Records for the task –
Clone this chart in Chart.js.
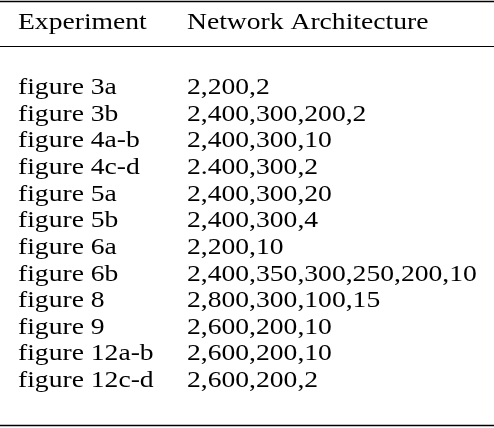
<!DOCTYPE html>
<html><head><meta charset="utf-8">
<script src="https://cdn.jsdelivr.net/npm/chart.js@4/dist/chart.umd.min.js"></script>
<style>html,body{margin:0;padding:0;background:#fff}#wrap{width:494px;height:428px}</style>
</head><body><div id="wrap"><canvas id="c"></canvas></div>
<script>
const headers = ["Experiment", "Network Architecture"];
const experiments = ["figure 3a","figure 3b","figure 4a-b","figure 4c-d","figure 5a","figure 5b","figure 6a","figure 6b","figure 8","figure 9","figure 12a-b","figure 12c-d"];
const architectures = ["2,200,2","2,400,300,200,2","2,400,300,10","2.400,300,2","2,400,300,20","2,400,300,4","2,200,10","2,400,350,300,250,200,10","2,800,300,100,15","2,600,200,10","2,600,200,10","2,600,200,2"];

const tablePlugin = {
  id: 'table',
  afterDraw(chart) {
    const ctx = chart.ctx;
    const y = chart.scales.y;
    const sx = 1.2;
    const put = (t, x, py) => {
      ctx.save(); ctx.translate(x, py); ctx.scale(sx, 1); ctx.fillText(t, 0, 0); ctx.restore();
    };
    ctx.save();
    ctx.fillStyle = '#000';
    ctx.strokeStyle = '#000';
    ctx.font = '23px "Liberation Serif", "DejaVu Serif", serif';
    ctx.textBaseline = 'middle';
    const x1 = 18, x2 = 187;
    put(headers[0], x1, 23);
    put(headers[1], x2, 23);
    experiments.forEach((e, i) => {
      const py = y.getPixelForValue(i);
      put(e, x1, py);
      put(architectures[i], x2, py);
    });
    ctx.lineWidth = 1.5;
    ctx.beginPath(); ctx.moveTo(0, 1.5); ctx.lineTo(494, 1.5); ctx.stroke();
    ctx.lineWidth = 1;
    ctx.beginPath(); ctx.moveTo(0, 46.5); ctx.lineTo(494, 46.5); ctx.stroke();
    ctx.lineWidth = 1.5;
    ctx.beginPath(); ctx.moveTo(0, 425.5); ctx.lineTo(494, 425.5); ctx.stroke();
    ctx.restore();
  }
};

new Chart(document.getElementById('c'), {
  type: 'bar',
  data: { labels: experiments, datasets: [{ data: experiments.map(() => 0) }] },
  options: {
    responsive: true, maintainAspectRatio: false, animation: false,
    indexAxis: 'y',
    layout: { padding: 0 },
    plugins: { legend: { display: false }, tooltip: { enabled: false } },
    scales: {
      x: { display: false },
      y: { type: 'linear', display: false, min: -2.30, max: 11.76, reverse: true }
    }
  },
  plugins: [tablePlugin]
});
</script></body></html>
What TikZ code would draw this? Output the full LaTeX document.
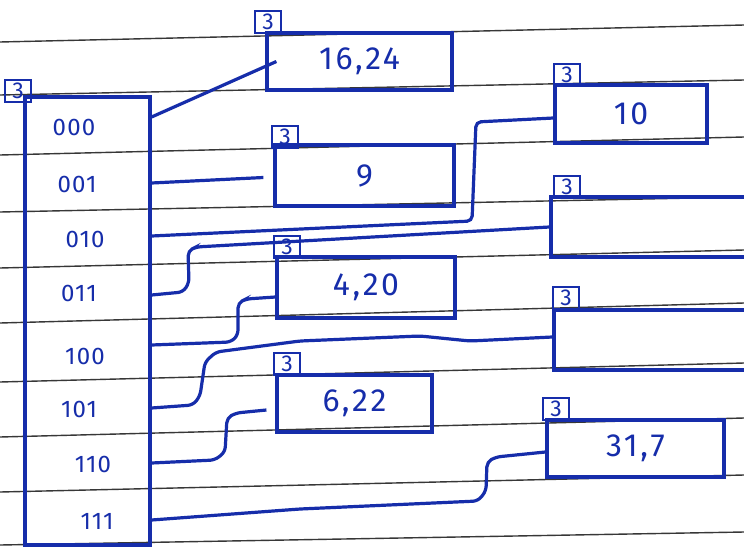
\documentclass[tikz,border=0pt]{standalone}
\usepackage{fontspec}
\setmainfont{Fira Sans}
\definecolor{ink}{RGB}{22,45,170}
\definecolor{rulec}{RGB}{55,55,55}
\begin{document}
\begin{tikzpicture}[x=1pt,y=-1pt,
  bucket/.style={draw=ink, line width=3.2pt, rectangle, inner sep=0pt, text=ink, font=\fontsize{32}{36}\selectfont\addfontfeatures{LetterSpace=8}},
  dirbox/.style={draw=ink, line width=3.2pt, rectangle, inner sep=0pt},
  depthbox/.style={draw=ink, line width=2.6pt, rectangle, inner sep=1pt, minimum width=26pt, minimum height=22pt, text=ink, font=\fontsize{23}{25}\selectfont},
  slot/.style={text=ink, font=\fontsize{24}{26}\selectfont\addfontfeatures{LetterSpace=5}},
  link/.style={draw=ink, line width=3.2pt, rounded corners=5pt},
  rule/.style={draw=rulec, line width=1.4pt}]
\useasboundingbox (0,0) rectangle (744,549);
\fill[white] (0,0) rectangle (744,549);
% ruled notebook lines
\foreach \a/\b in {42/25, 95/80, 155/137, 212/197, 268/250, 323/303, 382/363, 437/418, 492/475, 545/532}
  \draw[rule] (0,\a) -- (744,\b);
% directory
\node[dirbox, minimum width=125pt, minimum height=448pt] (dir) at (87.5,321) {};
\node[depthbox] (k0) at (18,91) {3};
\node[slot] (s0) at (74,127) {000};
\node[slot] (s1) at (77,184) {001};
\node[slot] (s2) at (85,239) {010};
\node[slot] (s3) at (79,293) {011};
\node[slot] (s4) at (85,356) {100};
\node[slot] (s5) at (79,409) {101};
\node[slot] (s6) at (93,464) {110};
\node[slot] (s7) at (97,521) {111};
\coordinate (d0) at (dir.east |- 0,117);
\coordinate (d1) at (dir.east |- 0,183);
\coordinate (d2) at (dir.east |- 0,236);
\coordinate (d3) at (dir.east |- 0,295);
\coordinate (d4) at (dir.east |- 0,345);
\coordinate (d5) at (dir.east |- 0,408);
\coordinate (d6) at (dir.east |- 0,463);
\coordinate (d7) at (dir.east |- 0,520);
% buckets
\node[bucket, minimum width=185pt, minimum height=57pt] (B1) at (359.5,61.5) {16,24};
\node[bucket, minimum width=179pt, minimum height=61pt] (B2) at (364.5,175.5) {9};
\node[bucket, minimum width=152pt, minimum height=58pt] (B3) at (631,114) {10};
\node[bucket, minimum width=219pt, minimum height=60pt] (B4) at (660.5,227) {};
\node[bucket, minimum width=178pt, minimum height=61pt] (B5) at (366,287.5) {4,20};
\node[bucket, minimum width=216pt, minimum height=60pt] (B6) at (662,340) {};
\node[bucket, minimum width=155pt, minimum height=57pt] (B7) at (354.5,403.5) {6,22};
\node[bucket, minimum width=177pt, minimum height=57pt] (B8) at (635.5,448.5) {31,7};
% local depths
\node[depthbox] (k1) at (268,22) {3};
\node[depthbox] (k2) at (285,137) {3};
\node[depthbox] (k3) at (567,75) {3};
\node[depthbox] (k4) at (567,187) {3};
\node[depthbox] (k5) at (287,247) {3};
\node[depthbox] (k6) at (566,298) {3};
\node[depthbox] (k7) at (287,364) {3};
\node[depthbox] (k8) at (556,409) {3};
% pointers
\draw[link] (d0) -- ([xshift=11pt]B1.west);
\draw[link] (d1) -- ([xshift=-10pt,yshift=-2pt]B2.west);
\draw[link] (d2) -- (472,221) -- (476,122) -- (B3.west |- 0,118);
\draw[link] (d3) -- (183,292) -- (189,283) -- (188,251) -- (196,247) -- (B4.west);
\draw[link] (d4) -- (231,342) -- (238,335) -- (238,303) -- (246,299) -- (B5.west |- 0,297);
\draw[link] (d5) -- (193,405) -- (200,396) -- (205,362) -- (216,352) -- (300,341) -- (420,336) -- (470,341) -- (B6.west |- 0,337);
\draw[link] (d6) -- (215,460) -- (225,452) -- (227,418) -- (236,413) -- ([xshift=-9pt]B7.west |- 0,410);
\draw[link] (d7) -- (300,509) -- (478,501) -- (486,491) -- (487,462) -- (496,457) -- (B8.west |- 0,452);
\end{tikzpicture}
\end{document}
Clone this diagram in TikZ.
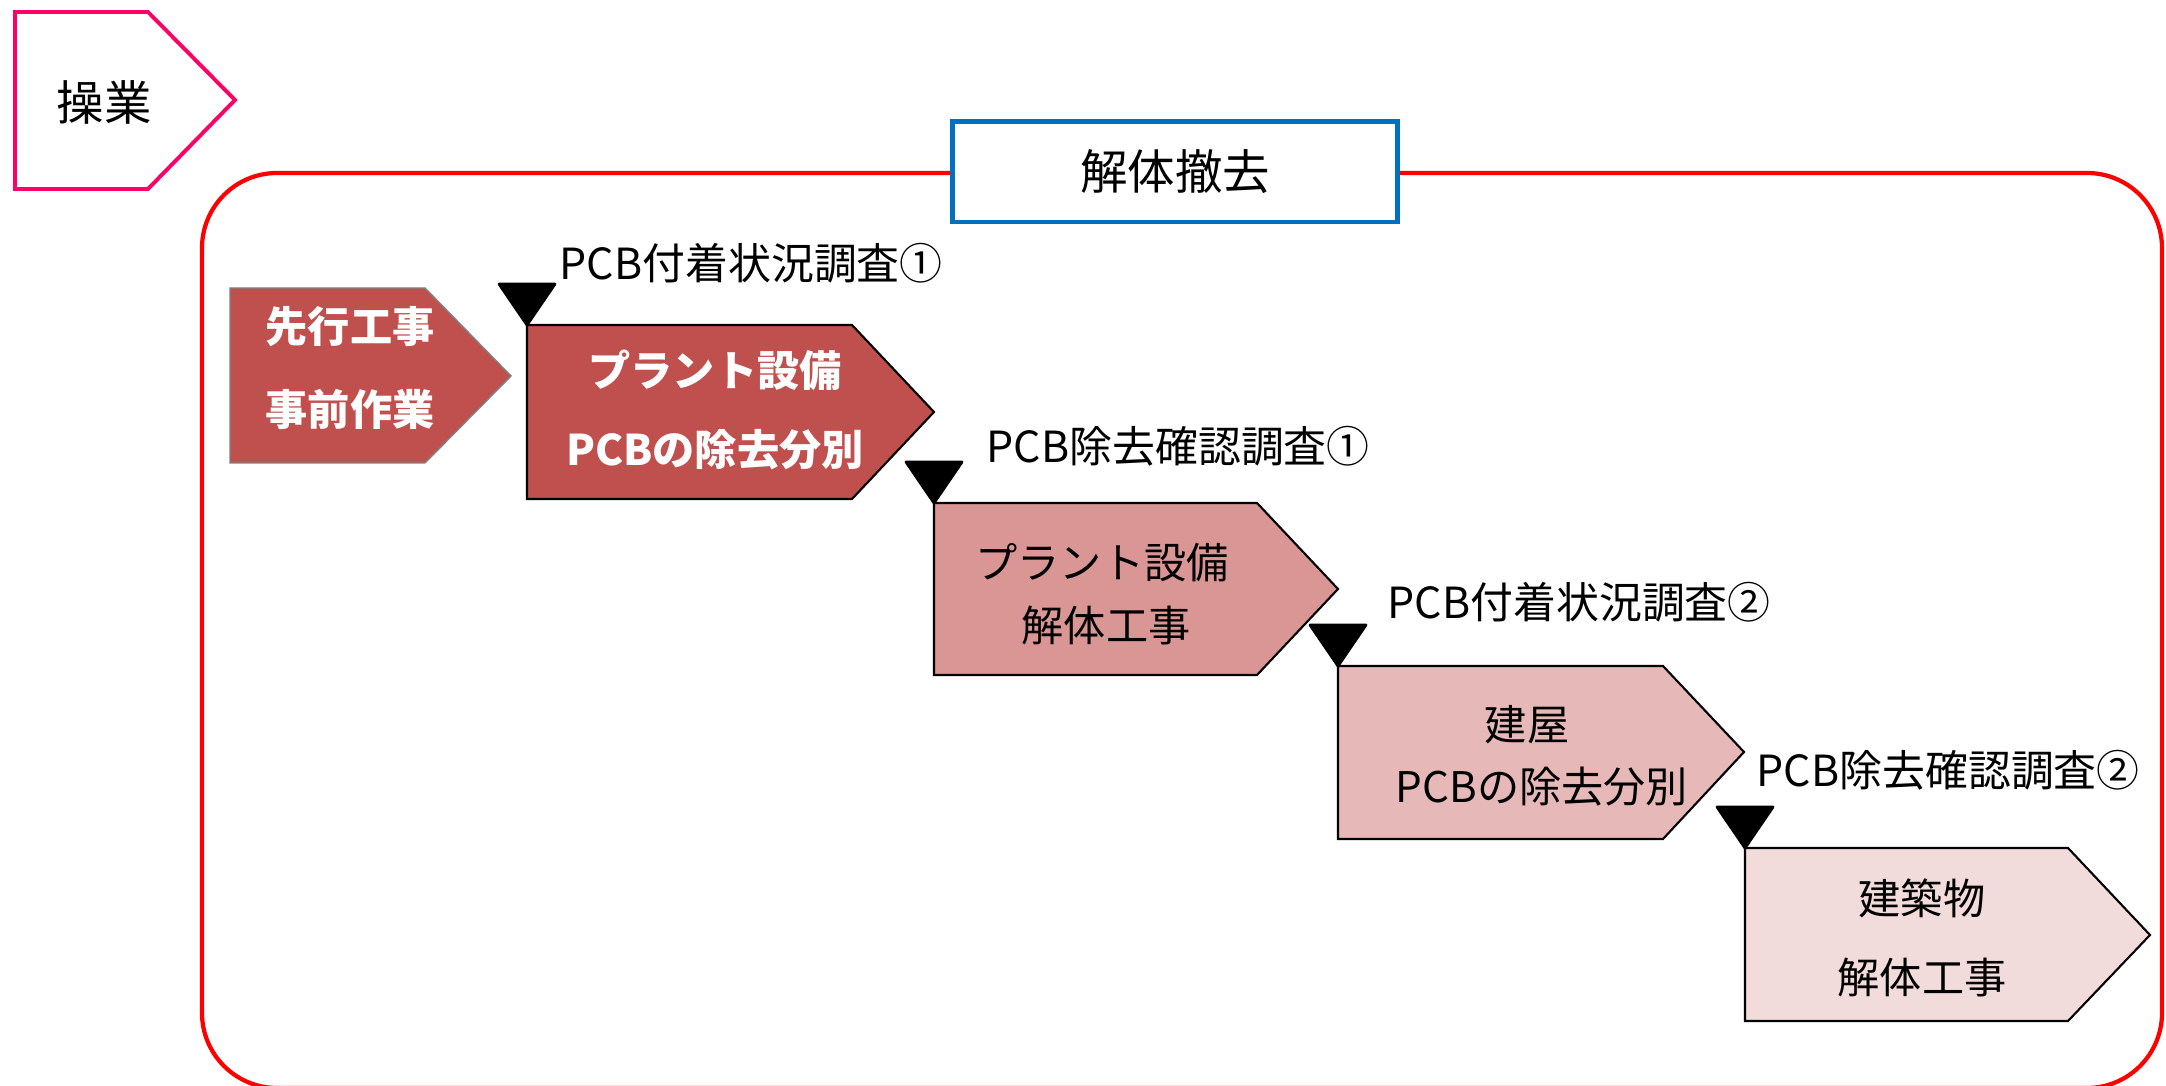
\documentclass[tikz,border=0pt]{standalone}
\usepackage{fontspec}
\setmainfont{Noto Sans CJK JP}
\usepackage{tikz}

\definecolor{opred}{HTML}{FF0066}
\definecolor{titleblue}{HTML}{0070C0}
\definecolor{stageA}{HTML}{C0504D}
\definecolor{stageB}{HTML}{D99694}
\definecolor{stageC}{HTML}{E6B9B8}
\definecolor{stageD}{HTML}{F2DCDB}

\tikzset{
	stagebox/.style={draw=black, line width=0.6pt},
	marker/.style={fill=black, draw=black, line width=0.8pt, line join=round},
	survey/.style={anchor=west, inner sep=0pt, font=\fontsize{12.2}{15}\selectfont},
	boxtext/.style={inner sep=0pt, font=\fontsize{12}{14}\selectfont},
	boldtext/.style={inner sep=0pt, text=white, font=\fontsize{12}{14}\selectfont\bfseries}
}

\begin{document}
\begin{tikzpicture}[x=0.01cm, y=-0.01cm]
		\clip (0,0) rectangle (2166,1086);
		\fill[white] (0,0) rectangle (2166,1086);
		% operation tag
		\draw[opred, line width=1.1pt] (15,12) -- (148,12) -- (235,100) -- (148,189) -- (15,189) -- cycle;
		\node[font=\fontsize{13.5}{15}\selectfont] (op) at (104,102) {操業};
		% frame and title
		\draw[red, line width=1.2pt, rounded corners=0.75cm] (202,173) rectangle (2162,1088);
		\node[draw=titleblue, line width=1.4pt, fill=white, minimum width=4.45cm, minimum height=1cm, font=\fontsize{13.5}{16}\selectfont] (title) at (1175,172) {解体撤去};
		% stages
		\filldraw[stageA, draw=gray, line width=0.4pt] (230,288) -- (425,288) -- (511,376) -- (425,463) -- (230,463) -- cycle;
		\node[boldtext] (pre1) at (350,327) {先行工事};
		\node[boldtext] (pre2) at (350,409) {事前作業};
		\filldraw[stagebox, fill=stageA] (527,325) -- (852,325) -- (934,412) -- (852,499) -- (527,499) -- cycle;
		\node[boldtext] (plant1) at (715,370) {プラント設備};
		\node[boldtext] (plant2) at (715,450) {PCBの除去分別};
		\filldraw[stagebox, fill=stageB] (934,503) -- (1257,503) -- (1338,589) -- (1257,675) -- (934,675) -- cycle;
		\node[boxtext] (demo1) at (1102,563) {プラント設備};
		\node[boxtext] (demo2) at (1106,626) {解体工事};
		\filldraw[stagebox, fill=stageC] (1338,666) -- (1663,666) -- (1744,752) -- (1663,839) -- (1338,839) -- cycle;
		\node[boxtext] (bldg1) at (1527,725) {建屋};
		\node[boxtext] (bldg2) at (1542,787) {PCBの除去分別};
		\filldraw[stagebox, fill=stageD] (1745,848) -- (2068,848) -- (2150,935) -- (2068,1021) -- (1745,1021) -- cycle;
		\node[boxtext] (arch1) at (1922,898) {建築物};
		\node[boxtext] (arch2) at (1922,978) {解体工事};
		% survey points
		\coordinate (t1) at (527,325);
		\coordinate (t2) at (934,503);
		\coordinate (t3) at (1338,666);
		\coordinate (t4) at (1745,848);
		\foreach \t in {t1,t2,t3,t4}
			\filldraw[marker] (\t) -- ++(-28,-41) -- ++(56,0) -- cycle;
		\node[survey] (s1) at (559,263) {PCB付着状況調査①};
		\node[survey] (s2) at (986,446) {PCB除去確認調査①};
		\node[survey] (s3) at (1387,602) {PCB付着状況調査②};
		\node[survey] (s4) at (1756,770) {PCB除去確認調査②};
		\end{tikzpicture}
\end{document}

Task details – Return every line above in which the string "Clone" occurs.

Result –
Clone this chart in Chart.js.
Clone this diagram in TikZ.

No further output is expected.